Serie dei Giardini
Sono cinque gli arazzi di questa serie, concepiti come spettacolari scenari paesistico-prospettici in cui vengono raffigurati tipici parchi nobiliari del tardo Cinquecento.
La composizione è di grande impatto visivo: aiuole geometriche, balaustre, pergolati, padiglioni classicheggianti, statue, rovine antiche e case sono inserite in un contesto naturale di forte suggestione in cui vengono sapientemente alternati elementi naturali e artificiali (fontane, corsi d’acque, prosceni incolti, piccoli animali).
Le piccole figure umane che si muovono nei giardini vestono all’antica. Il tutto, oltre a sottolineare il contrasto tra natura coltivata, artificiale e natura incolta, selvaggia rifacendosi ad una tipica concezione del giardinaggio di quell’epoca, costituisce anche il teatro ideale per ambientare episodi mitologici, richiamati in ogni arazzo da una o più figure poste in primo piano che svolgono la funzione di citazione colta.
I panni sono tutti accomunati dalla derivazione da un’unica fonte letteraria: le Metamorfosi di Ovidio:
- L’incontro di Teseo e Arianna (Ovidio, Metamorfosi, VIII, 169-176).
Nel labirinto raffigurato al centro dell’arazzo, l’eroe affronta il Minotauro (qui raffigurato come Centauro, secondo un reiterato errore trasmesso dall’arte romanica a quella nordica del XVI secolo); - Vertumno e Pomona.
Vertumno (al centro) travestitosi da vecchia si introduce al cospetto di Pomona (Ovidio, Metamorfosi, XIV, 664 ss.). In primo piano Nettuno e una Nereide; - Minerva e le Muse.
Minerva, rivestita delle sue armi, si dirige a far visita alle Muse (Ovidio, Metamorfosi, V, 250 ss.), che compaiono nel settore destro, disperse tra siepi e pergolati, intente a suonare i loro strumenti tradizionali. - Giove e Callisto.
Giove, assunto l’aspetto di Diana (la donna a sinistra, con la falce di luna sulla fronte), corteggia e conquista la ninfa Callisto (Ovidio, Metamorfosi, II, 422). Il pavone appollaiato sulla balaustra allude forse a Giunone, consorte di Giove; - Cefalo e Procri.

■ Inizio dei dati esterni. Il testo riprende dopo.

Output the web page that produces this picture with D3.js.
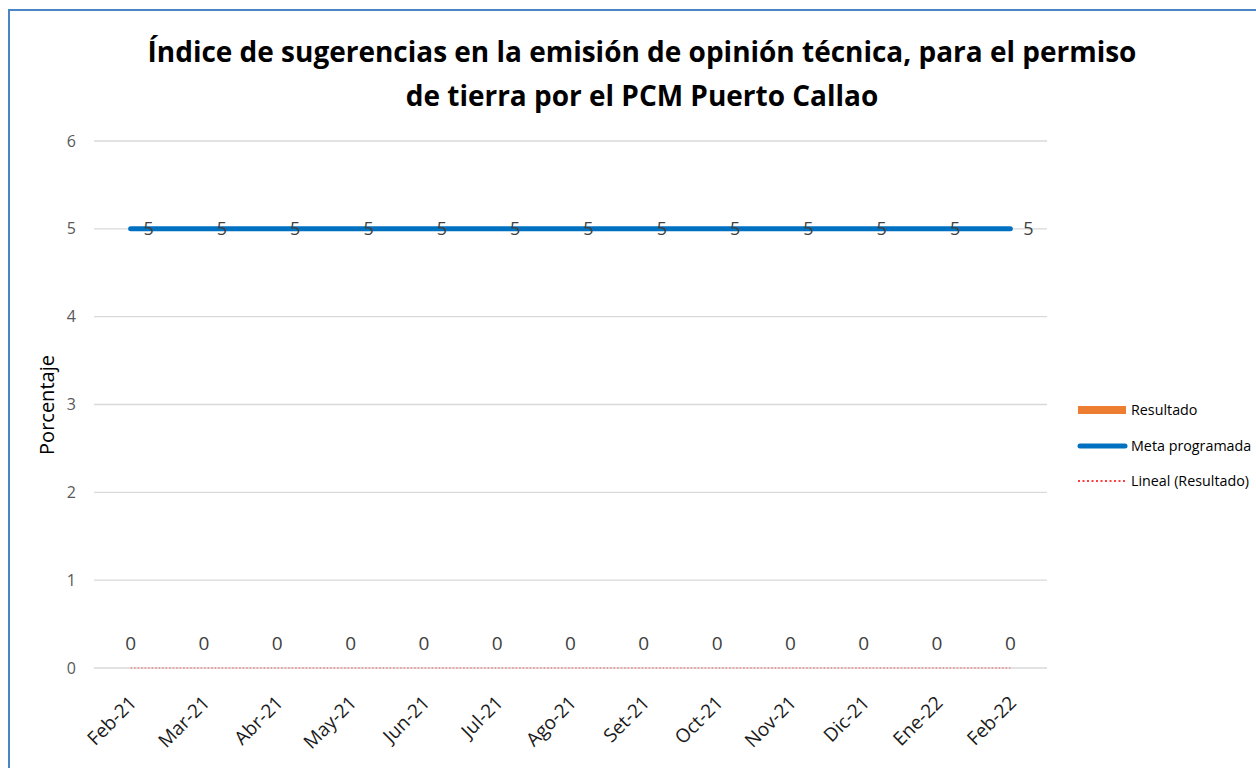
<!DOCTYPE html>
<html><head><meta charset="utf-8">
<script src="https://cdn.jsdelivr.net/npm/d3@7"></script>
<style>body{margin:0;background:#fff}svg{display:block}text{font-family:"Open Sans","Noto Sans",sans-serif}</style>
</head><body>
<svg id="c" width="1256" height="768"></svg>
<script>
const categories = ["Feb-21","Mar-21","Abr-21","May-21","Jun-21","Jul-21","Ago-21","Set-21","Oct-21","Nov-21","Dic-21","Ene-22","Feb-22"];
const resultado = [0,0,0,0,0,0,0,0,0,0,0,0,0];
const metaProgramada = [5,5,5,5,5,5,5,5,5,5,5,5,5];
const yTicks = [0,1,2,3,4,5,6];
const titleLines = ["Índice de sugerencias en la emisión de opinión técnica, para el permiso","de tierra por el PCM Puerto Callao"];
const legendItems = ["Resultado","Meta programada","Lineal (Resultado)"];

const svg = d3.select("#c");
svg.append("rect").attr("x",9).attr("y",10).attr("width",1260).attr("height",780)
  .attr("fill","#fff").attr("stroke","#4A86C6").attr("stroke-width",2);

const m = {l:94, r:1047, t:141, b:668};
const x = d3.scaleBand().domain(categories).range([m.l, m.r]);
const y = d3.scaleLinear().domain([0,6]).range([m.b, m.t]);

// gridlines
svg.append("g").selectAll("line").data(yTicks).join("line")
  .attr("x1",m.l).attr("x2",m.r).attr("y1",d=>y(d)).attr("y2",d=>y(d))
  .attr("stroke","#D9D9D9").attr("stroke-width",1.3);

// y axis
const ya = svg.append("g").attr("transform",`translate(${m.l},0)`)
  .call(d3.axisLeft(y).tickValues(yTicks).tickSize(0).tickPadding(18).tickFormat(d3.format("d")));
ya.select(".domain").remove();
ya.selectAll("text").attr("fill","#595959").attr("font-size",16);

// x axis labels
const xa = svg.append("g").attr("transform",`translate(0,${m.b})`)
  .call(d3.axisBottom(x).tickSize(0).tickPadding(0));
xa.select(".domain").remove();
xa.selectAll("text").attr("fill","#1a1a1a").attr("font-size",19)
  .attr("text-anchor","end").attr("dy","0")
  .attr("transform","translate(7,36) rotate(-45)");

const cx = d => x(d) + x.bandwidth()/2;

// Resultado bars (height 0)
svg.append("g").selectAll("rect").data(resultado).join("rect")
  .attr("x",(d,i)=>cx(categories[i])-15).attr("width",30)
  .attr("y",d=>y(d)).attr("height",d=>y(0)-y(d)).attr("fill","#ED7D31");

// trend line (linear fit of resultado)
const n = resultado.length;
const xs = d3.range(n);
const mx = d3.mean(xs), my = d3.mean(resultado);
const sxx = d3.sum(xs, v=>(v-mx)*(v-mx));
const slope = sxx ? d3.sum(xs,(v,i)=>(v-mx)*(resultado[i]-my))/sxx : 0;
const icpt = my - slope*mx;
svg.append("line")
  .attr("x1",cx(categories[0])).attr("x2",cx(categories[n-1]))
  .attr("y1",y(icpt)).attr("y2",y(icpt+slope*(n-1)))
  .attr("stroke","#FF0000").attr("stroke-width",1.2).attr("stroke-dasharray","1.5,2").attr("opacity",0.6);

// meta line
const line = d3.line().x((d,i)=>cx(categories[i])).y(d=>y(d));
svg.append("path").datum(metaProgramada).attr("d",line)
  .attr("fill","none").attr("stroke","#0070C0").attr("stroke-width",5).attr("stroke-linecap","round");

// labels
svg.append("g").selectAll("text").data(metaProgramada).join("text")
  .attr("x",(d,i)=>cx(categories[i])+18).attr("y",d=>y(d)).attr("dy","0.36em")
  .attr("text-anchor","middle").attr("font-size",18).attr("fill","#404040").text(d=>d);
svg.append("g").selectAll("text").data(resultado).join("text")
  .attr("x",(d,i)=>cx(categories[i])).attr("y",d=>y(d)-25).attr("dy","0.36em")
  .attr("text-anchor","middle").attr("font-size",19).attr("fill","#404040").text(d=>d);

// axis title
svg.append("text").attr("transform","translate(54,405) rotate(-90)")
  .attr("text-anchor","middle").attr("font-size",20).attr("fill","#000").text("Porcentaje");

// title
const tw = 989;
const tys = [62, 106];
const tEls = titleLines.map((t,i)=>svg.append("text").attr("x",642).attr("y",tys[i]).attr("text-anchor","middle")
    .attr("font-weight","bold").attr("font-size",30).attr("fill","#000").text(t));
const fs0 = 30*tw/tEls[0].node().getComputedTextLength();
tEls.forEach(el=>el.attr("font-size",fs0));

// legend
const lg = svg.append("g");
const ly = [410, 446, 481];
lg.append("rect").attr("x",1078).attr("y",ly[0]-4).attr("width",48).attr("height",8).attr("fill","#ED7D31");
lg.append("line").attr("x1",1080).attr("x2",1125).attr("y1",ly[1]).attr("y2",ly[1])
  .attr("stroke","#0070C0").attr("stroke-width",5).attr("stroke-linecap","round");
lg.append("line").attr("x1",1078).attr("x2",1126).attr("y1",ly[2]).attr("y2",ly[2])
  .attr("stroke","#FF0000").attr("stroke-width",1.5).attr("stroke-dasharray","2,2.5");
lg.selectAll("text").data(legendItems).join("text")
  .attr("x",1131).attr("y",(d,i)=>ly[i]).attr("dy","0.35em")
  .attr("font-size",14.3).attr("fill","#000").text(d=>d);
</script>
</body></html>
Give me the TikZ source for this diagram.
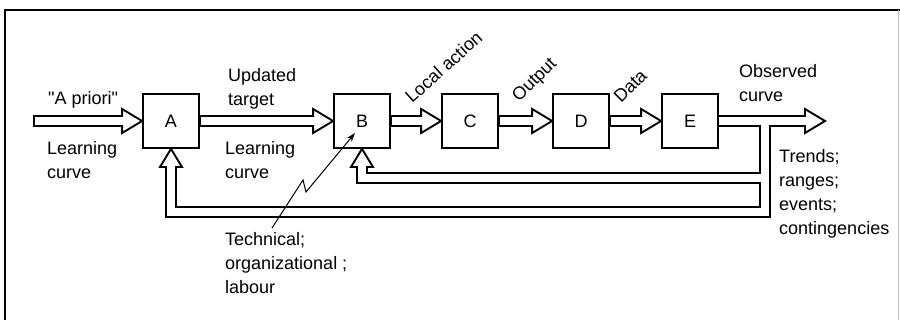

Cefalo (identificato dalla lancia posta ai suoi piedi) appoggiato alle gambe di Procri (Ovidio, Metamorfosi, VII, 797-803).
Su quest’ultimo arazzo è opportuno soffermarsi brevemente, perché la raffigurazione dei due giovani, ci riporta alla variante introdotta da Niccolò II Postumo da Correggio rispetto al racconto ovidiano: là dove nel mito ovidiano Cefalo uccide per errore la moglie Procri, nel testo di Niccolò la favola ha un finale lieto con i due sposi che vivono felicemente insieme. Finale che divenne il modello per moltissimi quadri ed arazzi quattro-cinquecenteschi.